Experiments were conducted on three public datasets: FMB (1,500 IR‑VIS pairs with semantic labels), MSRS (1,444 pairs), and DroneVehicle (200 pairs with pseudo‑labels). CtrlFuse was compared against eight state‑of‑the‑art methods, including CLIP‑based LDfusion, autoencoder‑based NestFuse, decomposition networks DIDFuse and CDDFuse, transformer‑based SwinFuse, segmentation‑driven SeAFusion and SDCFusion, and high‑level task‑driven PSFusion. Quantitatively, CtrlFuse achieved the highest PSNR and Nabf scores across FMB and MSRS, indicating superior preservation of detail and reduced distortion. More importantly, when a mask prompting the “Car” class was supplied, the semantic segmentation mIoU improved by 4–6 % over the best baseline, demonstrating effective controllability. Qualitative visualizations showed that the fused images retained thermal signatures from infrared while preserving texture and color from the visible modality, and that the targeted objects were markedly sharper when prompted.

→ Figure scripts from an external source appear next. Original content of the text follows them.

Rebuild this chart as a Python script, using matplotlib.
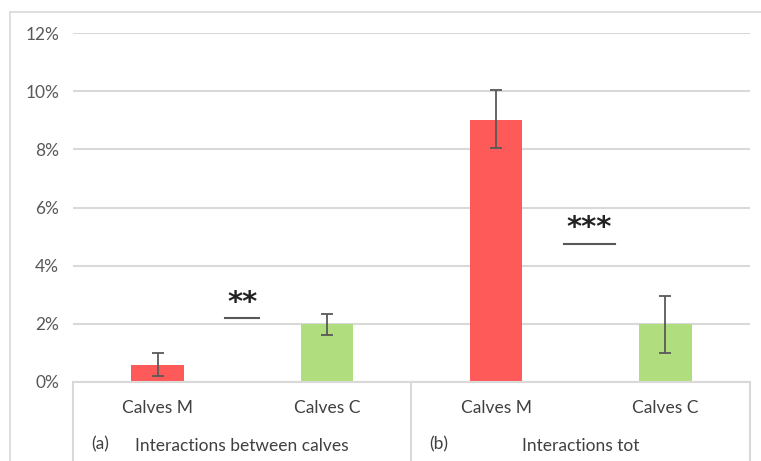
import matplotlib.pyplot as plt
from matplotlib.lines import Line2D

plt.rcParams['font.family'] = ['Lato', 'DejaVu Sans']

# data (percent)
groups = ['(a)', '(b)']
group_titles = ['Interactions between calves', 'Interactions tot']
categories = ['Calves M', 'Calves C', 'Calves M', 'Calves C']
values = [0.6, 2.0, 9.0, 2.0]
err_low = [0.4, 0.4, 0.95, 1.0]
err_high = [0.4, 0.35, 1.05, 0.95]
colors = ['#FF5A5A', '#B0DD7E', '#FF5A5A', '#B0DD7E']
sig_labels = ['**', '***']
sig_x = [0.5, 2.55]
sig_y = [2.2, 4.75]
yticks = [0, 2, 4, 6, 8, 10, 12]

fig = plt.figure(figsize=(7.61, 4.61), dpi=100)
ax = fig.add_axes([0.0959, 0.1714, 0.8896, 0.7566])

x = list(range(len(values)))
ax.bar(x, values, width=0.31, color=colors, zorder=2)
ax.errorbar(x, values, yerr=[err_low, err_high], fmt='none', ecolor='#595959',
            elinewidth=1.3, capsize=4, capthick=1.3, zorder=3)

ax.set_xlim(-0.5, 3.5)
ax.set_ylim(0, 12)
ax.set_yticks(yticks)
ax.set_yticklabels([f'{v}%' for v in yticks], color='#595959', fontsize=12.5)
ax.set_xticks([])
ax.tick_params(axis='y', length=0, pad=10)
ax.grid(axis='y', color='#d9d9d9', linewidth=1.5, zorder=0)
ax.set_axisbelow(True)
for s in ['top', 'right', 'left']:
    ax.spines[s].set_visible(False)
ax.spines['bottom'].set_color('#d9d9d9')
ax.spines['bottom'].set_linewidth(1.5)

# significance markers
for lbl, sx, sy in zip(sig_labels, sig_x, sig_y):
    half = 0.1 + 0.05 * (len(lbl) - 2)
    ax.plot([sx - half, sx + half], [sy, sy], color='#595959', linewidth=1.5,
            zorder=3)
    ax.text(sx, sy + 0.05, lbl, ha='center', va='bottom', fontsize=21,
            fontweight='bold', color='#222222', family='DejaVu Sans')

# multi-level category axis below the plot
for bx in [-0.5, 1.5, 3.5]:
    ax.add_line(Line2D([bx, bx], [0, -3], color='#d9d9d9', linewidth=1.5,
                       clip_on=False))
for xi, name in zip(x, categories):
    ax.text(xi, -0.9, name, ha='center', va='center', fontsize=12.5,
            color='#404040', clip_on=False)
for gi, (g, title) in enumerate(zip(groups, group_titles)):
    cx = 0.5 + 2 * gi
    ax.text(cx - 0.84, -2.13, g, ha='center', va='center', fontsize=12.5,
            color='#404040', clip_on=False)
    ax.text(cx, -2.2, title, ha='center', va='center', fontsize=12.5,
            color='#404040', clip_on=False)

# chart area frame
fig.add_artist(Line2D([0.013, 0.013], [0, 0.974], color='#d9d9d9',
                      linewidth=1.2, transform=fig.transFigure))
fig.add_artist(Line2D([0.013, 1.0], [0.974, 0.974], color='#d9d9d9',
                      linewidth=1.2, transform=fig.transFigure))

fig.savefig('out.png', dpi=100)
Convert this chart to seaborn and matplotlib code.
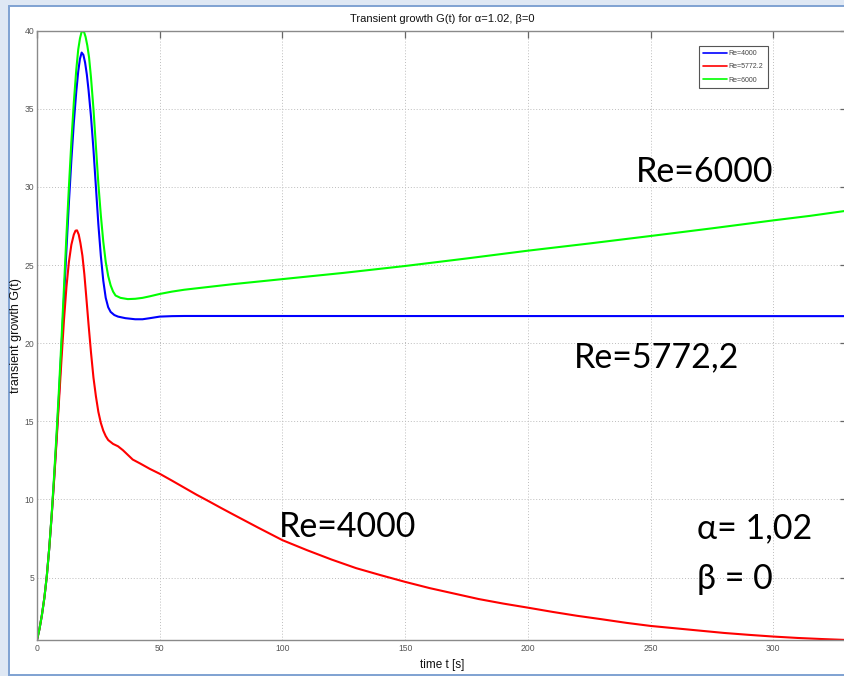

Key contributions are: (1) a concise, interactive fusion paradigm that leverages mask prompts for dynamic semantic control, (2) the Reference Prompt Encoder that generates task‑specific prompts on the fly, (3) the Prompt‑Semantic Fusion Module that explicitly merges prompts, segmentation masks, and multimodal features, and (4) extensive validation showing that joint optimization of fusion and segmentation yields mutually beneficial improvements.

Limitations include the high memory footprint of the frozen SAM when processing high‑resolution images, and the added computational overhead of the attention‑heavy RPE and PSFM, which may hinder real‑time deployment. The current design supports only binary mask prompts; extending to natural‑language prompts or multi‑class masks would broaden applicability. Future work could explore lightweight SAM variants, diffusion‑based prompt integration, and hardware‑accelerated implementations to achieve real‑time, multi‑modal, controllable fusion for autonomous vehicles, surveillance drones, and search‑and‑rescue robots.

In summary, CtrlFuse bridges the gap between low‑level multimodal image fusion and high‑level semantic requirements by introducing a mask‑prompt guided, jointly optimized framework that delivers both visually superior fused images and task‑adaptable semantic control, setting a new direction for intelligent perception systems.